> SET TASK: Retype the lines beneath this one, from the first through the line containing "const THREE_X_M = 13.05;". Pictures are left out.
□ □ □ □
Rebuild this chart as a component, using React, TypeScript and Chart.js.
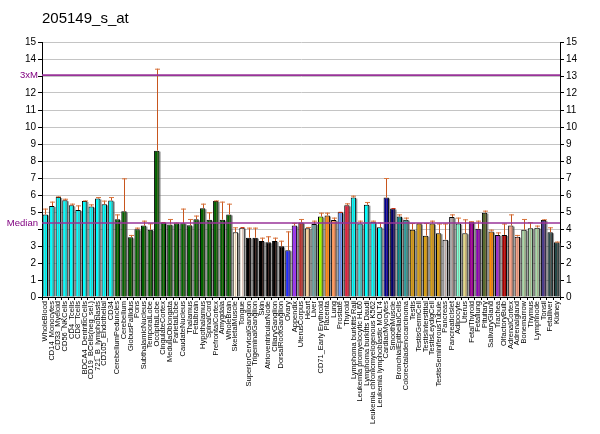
import { useEffect, useRef } from 'react';
import { Chart, registerables } from 'chart.js';
import type { Plugin } from 'chart.js';
import React from 'react';

Chart.register(...registerables);

const TITLE = '205149_s_at';
const MEDIAN = 4.35;
const THREE_X_M = 13.05;

const tissues = [
  'WholeBlood', 'CD14_Monocytes', 'CD33_Myeloid', 'CD56_NKCells', 'CD4_Tcells', 'CD8_Tcells',
  'BDCA4_DentriticCells', 'CD19_BCells(neg_sel.)', '721_B_lymphoblasts', 'CD105_Endothelial', 'CD34',
  'CerebellumPeduncles', 'Cerebellum', 'GlobusPallidus', 'Pons', 'SubthalamicNucleus', 'TemporalLobe',
  'OccipitalLobe', 'CingulateCortex', 'MedullaOblongata', 'ParietalLobe', 'CaudateNucleus', 'Thalamus',
  'Fetalbrain', 'Hypothalamus', 'SpinalCord', 'PrefrontalCortex', 'Amygdala', 'WholeBrain',
  'SkeletalMuscle', 'Tongue', 'SuperiorCervicalGanglion', 'TrigeminalGanglion', 'Skin',
  'AtrioventricularNode', 'CiliaryGanglion', 'DorsalRootGanglion', 'Ovary', 'Appendix', 'UterusCorpus',
  'Heart', 'Liver', 'CD71_Early Erythroid', 'Placenta', 'Lung', 'Prostate', 'Thyroid',
  'Lymphoma burkitts Raji', 'Leukemia promyelocytic HL60', 'Lymphoma burkitts Daudi',
  'Leukemia chronicmyelogenous K562', 'Leukemia lymphoblastic MOLT4', 'CardiacMyocytes', 'SmoothMuscle',
  'BronchialEpithelialCells', 'Colorectaladenocarcinoma', 'Testis', 'TestisGermCell', 'TestisInterstitial',
  'TestisLeydigCell', 'TestisSeminiferousTubule', 'Pancreas', 'PancreaticIslet', 'Adipocyte', 'Uterus',
  'FetalThyroid', 'Fetallung', 'Pituitary', 'SalivaryGland', 'Trachea', 'OlfactoryBulb', 'AdrenalCortex',
  'Adrenalgland', 'Bonemarrow', 'Thymus', 'Lymphnode', 'Tonsil', 'Fetalliver', 'Kidney',
];

const expression = [
  4.86, 5.35, 5.88, 5.69, 5.39, 5.12, 5.65, 5.32, 5.79, 5.45, 5.67,
  4.57, 5.04, 3.51, 3.98, 4.2, 3.96, 8.61, 4.38, 4.26, 4.34, 4.34, 4.22, 4.57, 5.22, 4.55, 5.65, 4.55, 4.86,
  3.81, 4.08, 3.49, 3.49, 3.29, 3.22, 3.29, 2.98, 2.75, 4.2, 4.38,
  4.04, 4.3, 4.73, 4.79, 4.53, 4.98, 5.39,
  5.85, 4.32, 5.43, 4.43, 4.1, 5.85, 5.2,
  4.73, 4.55, 3.96, 4.32, 3.61, 4.32, 3.75, 3.37, 4.71, 4.32, 3.75,
  4.43, 4.02, 4.96, 3.85, 3.65, 3.65, 4.2, 3.55, 3.96, 4.04, 4.08, 4.53, 3.81, 3.22,
];

const upperError = [
  5.2, 5.61, 5.92, 5.78, 5.49, 5.39, 5.68, 5.45, 5.88, 5.67, 5.88,
  4.86, 6.98, 3.65, 4.08, 4.49, 4.33, 13.43, 4.4, 4.59, 4.37, 5.2, 4.59, 4.79, 5.49, 4.98, 5.68, 5.61, 5.49,
  4.1, 4.08, 4.08, 4.08, 3.49, 3.57, 3.49, 3.31, 3.86, 4.36, 4.59,
  4.12, 4.49, 4.96, 4.96, 4.67, 4.98, 5.51,
  5.96, 4.49, 5.59, 4.49, 4.38, 7.0, 5.2,
  4.86, 4.67, 4.35, 4.35, 4.35, 4.49, 4.32, 4.32, 4.86, 4.67, 4.57,
  4.46, 4.49, 5.08, 3.96, 3.8, 4.32, 4.86, 3.65, 4.59, 4.4, 4.2, 4.57, 4.1, 3.26,
];

const barColors = [
  ...Array(11).fill('#00ffff'),
  ...Array(18).fill('#006400'),
  '#fff8e0', '#fffaf2',
  ...Array(6).fill('#000000'),
  '#1f2bff', '#9933ff', '#b8312f', '#f0d09a', '#6aa6a6', '#99ff00', '#ff8c1a', '#ff9a5c', '#6b9bff', '#e0203c',
  '#00ffff', '#30e0e0', '#00ffff', '#00ffff', '#00ffff',
  '#000099', '#00006b', '#008b8b', '#2a9d9d',
  '#d4a017', '#d4a017', '#d4a017', '#d4a017', '#d4a017',
  '#c8c8c8', '#a8a8a8', '#7fffd4', '#e0d888', '#990099', '#8a00b8', '#556b2f', '#ff8c00', '#9932cc',
  '#b00000', '#f4a58a', '#f4a58a', '#a8d8a8', '#a8d8a8', '#a8d8a8', '#483d8b', '#2f4f4f', '#244848',
];

const FONT = '"Liberation Sans", Arial, sans-serif';
const PURPLE = '#993399';

const decorations: Plugin<'bar'> = {
  id: 'decorations',
  beforeDatasetsDraw(chart) {
    const ctx = chart.ctx;
    const meta = chart.getDatasetMeta(0);
    ctx.save();
    ctx.fillStyle = 'rgba(110,110,110,0.7)';
    meta.data.forEach((el: any) => {
      const w = el.width;
      ctx.fillRect(el.x - w / 2 + 1.2, el.y + 1, w, el.base - el.y - 1);
    });
    ctx.restore();
  },
  afterDatasetsDraw(chart) {
    const ctx = chart.ctx;
    const y = chart.scales.y;
    const { left, right } = chart.chartArea;
    const meta = chart.getDatasetMeta(0);
    ctx.save();
    // faint centre stripe running down each bar
    ctx.strokeStyle = 'rgba(170,110,100,0.4)';
    ctx.lineWidth = 1;
    meta.data.forEach((el: any) => {
      ctx.beginPath();
      ctx.moveTo(Math.round(el.x) + 0.5, el.y + 1);
      ctx.lineTo(Math.round(el.x) + 0.5, el.base);
      ctx.stroke();
    });
    // error bars
    meta.data.forEach((el: any, i: number) => {
      const top = y.getPixelForValue(upperError[i]);
      const x = Math.round(el.x) + 0.5;
      if (el.y - top < 0.5) {
        ctx.strokeStyle = '#cc2200';
        ctx.beginPath();
        ctx.moveTo(x - 2, el.y);
        ctx.lineTo(x + 2, el.y);
        ctx.stroke();
        return;
      }
      ctx.strokeStyle = '#c8561e';
      ctx.beginPath();
      ctx.moveTo(x, el.y);
      ctx.lineTo(x, top);
      ctx.stroke();
      ctx.strokeStyle = '#d9743c';
      ctx.beginPath();
      ctx.moveTo(x - 2.5, top + 0.5);
      ctx.lineTo(x + 2.5, top + 0.5);
      ctx.stroke();
    });
    // median and 3xM lines
    ctx.strokeStyle = PURPLE;
    ctx.lineWidth = 1.6;
    [MEDIAN, THREE_X_M].forEach((v) => {
      const py = y.getPixelForValue(v);
      ctx.beginPath();
      ctx.moveTo(left, py);
      ctx.lineTo(right, py);
      ctx.stroke();
    });
    ctx.fillStyle = '#800080';
    ctx.font = `9.5px ${FONT}`;
    ctx.textAlign = 'right';
    ctx.textBaseline = 'middle';
    ctx.fillText('3xM', left - 4, y.getPixelForValue(THREE_X_M));
    ctx.fillText('Median', left - 4, y.getPixelForValue(MEDIAN));
    // title
    ctx.fillStyle = '#000';
    ctx.font = `15px ${FONT}`;
    ctx.textAlign = 'left';
    ctx.textBaseline = 'middle';
    ctx.fillText(TITLE, 42, 19);
    ctx.restore();
  },
};

const yTicks = (hideMarked: boolean) => ({
  stepSize: 1,
  color: '#000',
  padding: 2,
  font: { size: 10, family: FONT },
  callback: (v: any) => (hideMarked && (v === 4 || v === 13) ? '' : String(v)),
});

const App = () => {
  const canvasRef = useRef<HTMLCanvasElement>(null);

  useEffect(() => {
    if (!canvasRef.current) {
      return;
    }
    const chart = new Chart(canvasRef.current, {
      type: 'bar',
      data: {
        labels: tissues,
        datasets: [
          {
            data: expression,
            backgroundColor: barColors,
            borderColor: '#000',
            borderWidth: 1,
            barPercentage: 0.82,
            categoryPercentage: 1,
          },
        ],
      },
      options: {
        animation: false,
        responsive: true,
        maintainAspectRatio: false,
        layout: { padding: { top: 42, left: 0, right: 0, bottom: 0 } },
        plugins: { legend: { display: false }, tooltip: { enabled: false } },
        scales: {
          x: {
            offset: true,
            grid: { display: true, drawOnChartArea: false, drawTicks: true, tickLength: 3, color: '#000' },
            border: { display: true, color: '#000' },
            ticks: {
              autoSkip: false,
              minRotation: 90,
              maxRotation: 90,
              padding: 1,
              color: '#000',
              font: { size: 7.5, family: FONT },
            },
            afterFit: (s: any) => {
              s.height = 137;
            },
          },
          y: {
            position: 'left',
            min: 0,
            max: 15,
            grid: { color: '#c4c4c4', lineWidth: 1, tickLength: 4, tickColor: '#000' },
            border: { display: true, color: '#000' },
            ticks: yTicks(true),
            afterFit: (s: any) => {
              s.width = 42;
            },
          },
          y2: {
            position: 'right',
            min: 0,
            max: 15,
            grid: { drawOnChartArea: false, tickLength: 4, color: '#000' },
            border: { display: true, color: '#000' },
            ticks: yTicks(false),
            afterFit: (s: any) => {
              s.width = 40;
            },
          },
        },
      },
      plugins: [decorations],
    });

    return () => {
      chart.destroy();
    };
  }, []);

  return (
    <div style={{ position: 'absolute', left: 0, top: 0, width: 600, height: 434, background: '#fff' }}>
      <canvas ref={canvasRef} />
    </div>
  );
};

export default App;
□ □ □ □
> RESPONSE:
Rebuild this chart as a component, using React, TypeScript and Chart.js.
import { useEffect, useRef } from 'react';
import { Chart, registerables } from 'chart.js';
import type { Plugin } from 'chart.js';
import React from 'react';

Chart.register(...registerables);

const TITLE = '205149_s_at';
const MEDIAN = 4.35;
const THREE_X_M = 13.05;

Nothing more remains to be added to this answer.